The McCalls, who live in Lowell, Massachusetts, have liked what they heard this evening. The alumni who spoke "all had connections, and so many of them came back to work at the school," says Maryanne. "And I did like the story about the professor helping the girl get the plane tickets."
In the end, though, Maryanne continues, "I think Christine's decision is purely emotional. I think kids go for the feel."
And she's right: Ultimately, Christine chooses Bates over her second choice, Babson College, largely because of what she hears at the aquarium: "When all the people started talking about classes and events and all the extra stuff they offer, I thought, wow, this sounds like a lot of fun," she says later.

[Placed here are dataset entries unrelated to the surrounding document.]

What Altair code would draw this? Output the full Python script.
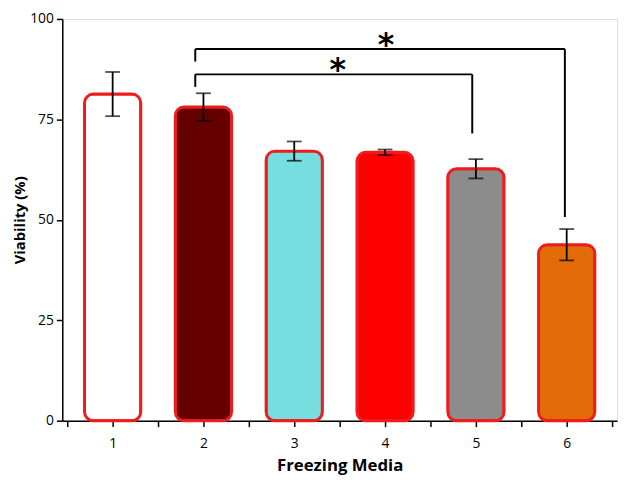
import altair as alt
import pandas as pd

media = [1, 2, 3, 4, 5, 6]
viability = [81.3, 78.1, 67.1, 66.8, 62.7, 43.8]
sem = [5.5, 3.4, 2.4, 0.7, 2.4, 3.9]
fills = ["#ffffff", "#650000", "#76dede", "#ff0000", "#8c8c8c", "#e36c09"]

# significance brackets (data units)
br_left = [1.91, 1.91]
br_right = [5.98, 4.96]
br_top = [92.5, 86.2]
br_left_low = [89.4, 83.1]
br_right_low = [50.7, 71.5]
star_x = [4.01, 3.48]

bars = pd.DataFrame({"media": media, "v": viability, "lo": [v - s for v, s in zip(viability, sem)],
                     "hi": [v + s for v, s in zip(viability, sem)], "fill": fills})
brk = pd.DataFrame({"x1": br_left, "x2": br_right, "y": br_top, "yl": br_left_low, "yr": br_right_low,
                    "sx": star_x, "s": ["*", "*"]})

FONT = "Open Sans"
xscale = alt.Scale(domain=[0.5, 6.5], nice=False, zero=False)
yscale = alt.Scale(domain=[0, 100], nice=False)

x_axis = alt.Axis(values=[0.5, 1, 1.5, 2, 2.5, 3, 3.5, 4, 4.5, 5, 5.5, 6, 6.5],
                  labelExpr="datum.value % 1 == 0 ? format(datum.value, 'd') : ''",
                  grid=False, tickSize=6, tickColor="black", domainColor="black", domainWidth=1.5,
                  tickWidth=1.5, labelFont=FONT, labelFontSize=14, labelColor="black",
                  labelPadding=10, title="Freezing Media", titleFont=FONT, titleFontSize=17,
                  titleFontWeight="bold", titleColor="black", titlePadding=7, labelFlush=False)
y_axis = alt.Axis(values=[0, 25, 50, 75, 100], grid=False, tickSize=6, tickColor="black",
                  domainColor="black", domainWidth=1.5, tickWidth=1.5, labelFont=FONT,
                  labelFontSize=14, labelColor="black", labelPadding=3, title="Viability (%)",
                  titleFont=FONT, titleFontSize=15, titleFontWeight="bold", titleColor="black",
                  titlePadding=2)

base = alt.Chart(bars)
bar = base.mark_bar(size=57, stroke="#ee1c1c", strokeWidth=3, cornerRadius=9).encode(
    x=alt.X("media:Q", scale=xscale, axis=x_axis),
    y=alt.Y("v:Q", scale=yscale, axis=y_axis),
    fill=alt.Fill("fill:N", scale=None),
)
err = base.mark_rule(color="black", strokeWidth=1.8).encode(
    x="media:Q", y="lo:Q", y2="hi:Q")
cap_hi = base.mark_tick(color="black", size=15, thickness=1.8, orient="horizontal").encode(
    x="media:Q", y="hi:Q")
cap_lo = base.mark_tick(color="black", size=15, thickness=1.8, orient="horizontal").encode(
    x="media:Q", y="lo:Q")

b = alt.Chart(brk)
hline = b.mark_rule(color="black", strokeWidth=2).encode(x="x1:Q", x2="x2", y="y:Q")
lleg = b.mark_rule(color="black", strokeWidth=2).encode(x="x1:Q", y="y:Q", y2="yl")
rleg = b.mark_rule(color="black", strokeWidth=2).encode(x="x2:Q", y="y:Q", y2="yr")
star = b.mark_text(font="DejaVu Sans", fontSize=32, fontWeight="bold", baseline="alphabetic",
                   align="center", dy=6, color="black").encode(x="sx:Q", y="y:Q", text="s:N")

chart = alt.layer(bar, err, cap_hi, cap_lo, hline, lleg, rleg, star).properties(
    width=562, height=407,
    autosize=alt.AutoSizeParams(type="none"),
    padding={"left": 55, "top": 8, "right": 2, "bottom": 57},
).configure_view(stroke=None).configure(background="white")

chart.save("out.html", embed_options={"renderer": "svg", "actions": False})
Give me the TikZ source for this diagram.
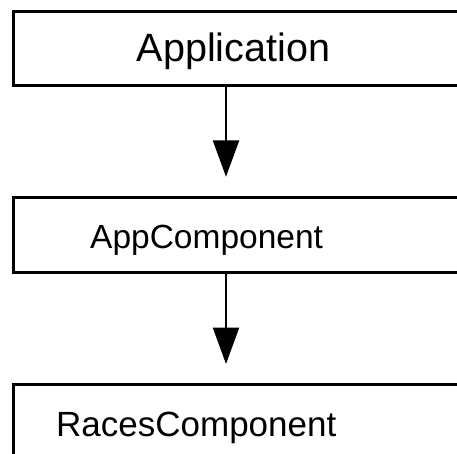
\documentclass[tikz,border=0pt]{standalone}
\usepackage{fontspec}
\setmainfont{Liberation Sans}
\usetikzlibrary{arrows.meta}
\begin{document}
\begin{tikzpicture}[x=1pt,y=-1pt,
    box/.style={draw,line width=3pt,minimum width=460pt,inner sep=0pt},
    label/.style={anchor=base west,inner sep=0pt}]
      \useasboundingbox (0,0) rectangle (457,453);
      \clip (0,0) rectangle (457,453);
      \draw
        (243.5,48.4) node[box,minimum height=73.8pt] (app){}
        (243.5,234.85) node[box,minimum height=74.7pt] (appcomp){}
        (243.5,434.7) node[box,minimum height=100pt] (races){}
        (136.7,61.7) node[label,font=\fontsize{39.5}{40}\selectfont] (apptext){Application}
        (90,248.3) node[label,font=\fontsize{33.5}{34}\selectfont] (appcomptext){AppComponent}
        (56,436.7) node[label,font=\fontsize{35}{36}\selectfont] (racestext){RacesComponent}
        (226,0) coordinate (axis);
      \begin{scope}[line width=2.5pt,-{Triangle[width=26pt,length=36.5pt]},shorten >=19.2pt]
        \draw (app.south -| axis) to (appcomp.north -| axis);
        \draw (appcomp.south -| axis) to (races.north -| axis);
      \end{scope}
    \end{tikzpicture}
\end{document}
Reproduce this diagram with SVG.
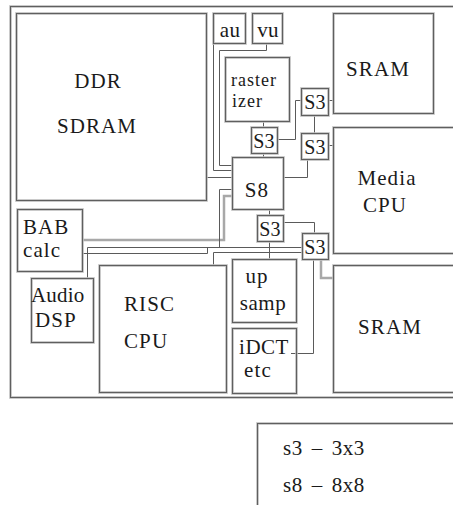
<svg xmlns="http://www.w3.org/2000/svg" width="453" height="505" viewBox="0 0 453 505">
<style>
.g{fill:none;stroke:#bdbdbd;stroke-width:2.6}
.d{fill:none;stroke:#5f5f5f;stroke-width:1}
.c{text-anchor:middle}
.s{font-size:20px;letter-spacing:0.3px}
.w{fill:none;stroke:#5a5a5a;stroke-width:1}
.wg{fill:none;stroke:#a8a8a8;stroke-width:2.5}
</style>
<rect width="453" height="505" fill="#fff"/>
<g id="frame">
<rect x="10.5" y="6.5" width="460" height="391" class="g" stroke-width="2"/>
<rect x="10.5" y="6.5" width="460" height="391" class="d" stroke="#8a8a8a"/>
</g>
<g id="connectors">
<polyline class="w" points="213.5,43 213.5,170.5 232,170.5"/>
<polyline class="w" points="266.5,43 266.5,50.5 219.5,50.5 219.5,165.5 232,165.5"/>
<polyline class="w" points="207,177.5 232,177.5"/>
<polyline class="w" points="263.5,121 263.5,127"/>
<polyline class="w" points="263.5,153 263.5,157"/>
<polyline class="w" points="277,139.5 295.5,139.5 295.5,100.5 301,100.5"/>
<polyline class="w" points="328,100.5 333,100.5"/>
<polyline class="w" points="314.5,115 314.5,133"/>
<polyline class="w" points="328,145.5 333,145.5"/>
<polyline class="w" points="283,177.5 307.5,177.5 307.5,159"/>
<polyline class="w" points="269.5,209 269.5,215"/>
<polyline class="w" points="283,222.5 314.5,222.5 314.5,233"/>
<polyline class="w" points="269.5,241 269.5,259"/>
<polyline class="wg" points="321,259 321,278 333,278"/>
<polyline class="w" points="313.5,259 313.5,353.5 291,353.5"/>
<polyline class="wg" points="232,196 224,196 224,240 82,240"/>
<polyline class="w" points="232,189.5 219.5,189.5 219.5,247"/>
<polyline class="w" points="87.5,278 87.5,247.5 302,247.5"/>
<polyline class="w" points="82,253.5 207.5,253.5 207.5,247.5"/>
<polyline class="w" points="213.5,265 213.5,252.5 302,252.5"/>
</g>
<g font-family="Liberation Serif, DejaVu Serif, serif" font-size="21" fill="#1a1a1a" letter-spacing="1.1">
<g id="ddr">
<rect x="16.5" y="13.5" width="190" height="187" class="g"/>
<rect x="16.5" y="13.5" width="190" height="187" class="d"/>
<text x="98" y="88" class="c">DDR</text>
<text x="97" y="133" class="c">SDRAM</text>
</g>
<g id="au">
<rect x="213.5" y="13.5" width="32" height="30" class="g"/>
<rect x="213.5" y="13.5" width="32" height="30" class="d"/>
<text x="230" y="37" class="c" letter-spacing="0.3">au</text>
</g>
<g id="vu">
<rect x="252.5" y="13.5" width="30" height="30" class="g"/>
<rect x="252.5" y="13.5" width="30" height="30" class="d"/>
<text x="268" y="37" class="c" letter-spacing="0.3">vu</text>
</g>
<g id="rasterizer">
<rect x="225.5" y="57.5" width="64" height="64" class="g"/>
<rect x="225.5" y="57.5" width="64" height="64" class="d"/>
<text x="231" y="86" font-size="18" letter-spacing="1">raster</text>
<text x="232" y="107" font-size="18" letter-spacing="1">izer</text>
</g>
<g id="sram1">
<rect x="333.5" y="13.5" width="100" height="100" class="g"/>
<rect x="333.5" y="13.5" width="100" height="100" class="d"/>
<text x="378" y="76" class="c">SRAM</text>
</g>
<g id="s3a">
<rect x="251.5" y="127.5" width="26" height="26" class="g"/>
<rect x="251.5" y="127.5" width="26" height="26" class="d"/>
<text x="264" y="148" class="c s">S3</text>
</g>
<g id="s3b">
<rect x="301.5" y="88.5" width="27" height="27" class="g"/>
<rect x="301.5" y="88.5" width="27" height="27" class="d"/>
<text x="315" y="109" class="c s">S3</text>
</g>
<g id="s3c">
<rect x="301.5" y="133.5" width="27" height="26" class="g"/>
<rect x="301.5" y="133.5" width="27" height="26" class="d"/>
<text x="315" y="154" class="c s">S3</text>
</g>
<g id="s8">
<rect x="232.5" y="157.5" width="51" height="52" class="g"/>
<rect x="232.5" y="157.5" width="51" height="52" class="d"/>
<text x="257" y="197" class="c">S8</text>
</g>
<g id="media">
<rect x="333.5" y="127.5" width="130" height="126" class="g"/>
<rect x="333.5" y="127.5" width="130" height="126" class="d"/>
<text x="387" y="185" class="c">Media</text>
<text x="385" y="212" class="c">CPU</text>
</g>
<g id="s3d">
<rect x="257.5" y="215.5" width="26" height="26" class="g"/>
<rect x="257.5" y="215.5" width="26" height="26" class="d"/>
<text x="270" y="236" class="c s">S3</text>
</g>
<g id="s3e">
<rect x="302.5" y="233.5" width="26" height="26" class="g"/>
<rect x="302.5" y="233.5" width="26" height="26" class="d"/>
<text x="315" y="254" class="c s">S3</text>
</g>
<g id="bab">
<rect x="17.5" y="209.5" width="65" height="62" class="g"/>
<rect x="17.5" y="209.5" width="65" height="62" class="d"/>
<text x="23" y="234">BAB</text>
<text x="23" y="257">calc</text>
</g>
<g id="audio">
<rect x="31.5" y="278.5" width="62" height="64" class="g"/>
<rect x="31.5" y="278.5" width="62" height="64" class="d"/>
<text x="31" y="302" letter-spacing="0.2">Audio</text>
<text x="35" y="327">DSP</text>
</g>
<g id="risc">
<rect x="99.5" y="265.5" width="127" height="127" class="g"/>
<rect x="99.5" y="265.5" width="127" height="127" class="d"/>
<text x="124" y="311">RISC</text>
<text x="124" y="348">CPU</text>
</g>
<g id="upsamp">
<rect x="232.5" y="259.5" width="64" height="63" class="g"/>
<rect x="232.5" y="259.5" width="64" height="63" class="d"/>
<text x="257" y="283" class="c">up</text>
<text x="263" y="310" class="c" letter-spacing="0.5">samp</text>
</g>
<g id="idct">
<rect x="232.5" y="328.5" width="64" height="65" class="g"/>
<rect x="232.5" y="328.5" width="64" height="65" class="d"/>
<text x="264" y="354" class="c" letter-spacing="0.5">iDCT</text>
<text x="258" y="377" class="c">etc</text>
</g>
<g id="sram2">
<rect x="333.5" y="265.5" width="130" height="127" class="g"/>
<rect x="333.5" y="265.5" width="130" height="127" class="d"/>
<text x="390" y="334" class="c">SRAM</text>
</g>
<g id="legend">
<rect x="257.5" y="423.5" width="210" height="100" class="g" stroke-width="2"/>
<rect x="257.5" y="423.5" width="210" height="100" class="d" stroke="#8a8a8a"/>
<text x="283" y="455" word-spacing="3" letter-spacing="0.6">s3 – 3x3</text>
<text x="283" y="492" word-spacing="3" letter-spacing="0.6">s8 – 8x8</text>
</g>
</g>
</svg>
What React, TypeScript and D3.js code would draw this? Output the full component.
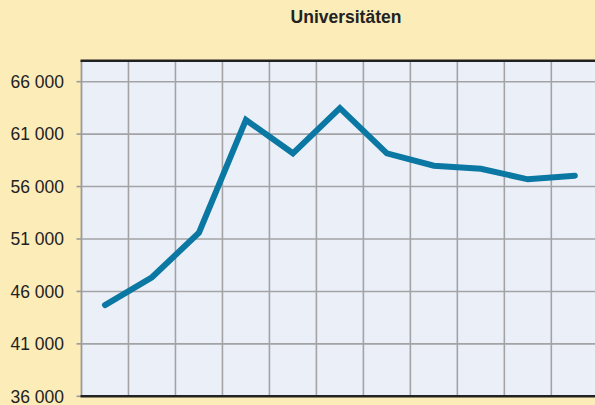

As the college class of 2011 readies itself for high-school proms, graduation ceremonies, and a summer of leisure, back at Bates the cycle has already begun again. Recruiting for the class of 2012 is well under way; Mitchell reports in mid-June that Bates' mailing list has about 10 percent more names than it did at this time last year. "Apparently there will be another set of students going off to be high school seniors next year," he says wryly.
Meanwhile, Scott has been to El Paso on a recruiting trip. Farrar spent time in Chicago, and Weisenburger went to California for a lengthy itinerary of college fairs and meetings with guidance counselors. The students they met are stressing out about SAT scores, wondering where their friends will end up, struggling to narrow down the list of colleges to which they intend to apply.
Several months from now, their name will be read in a conference room. Three minutes later, their fate will be decided.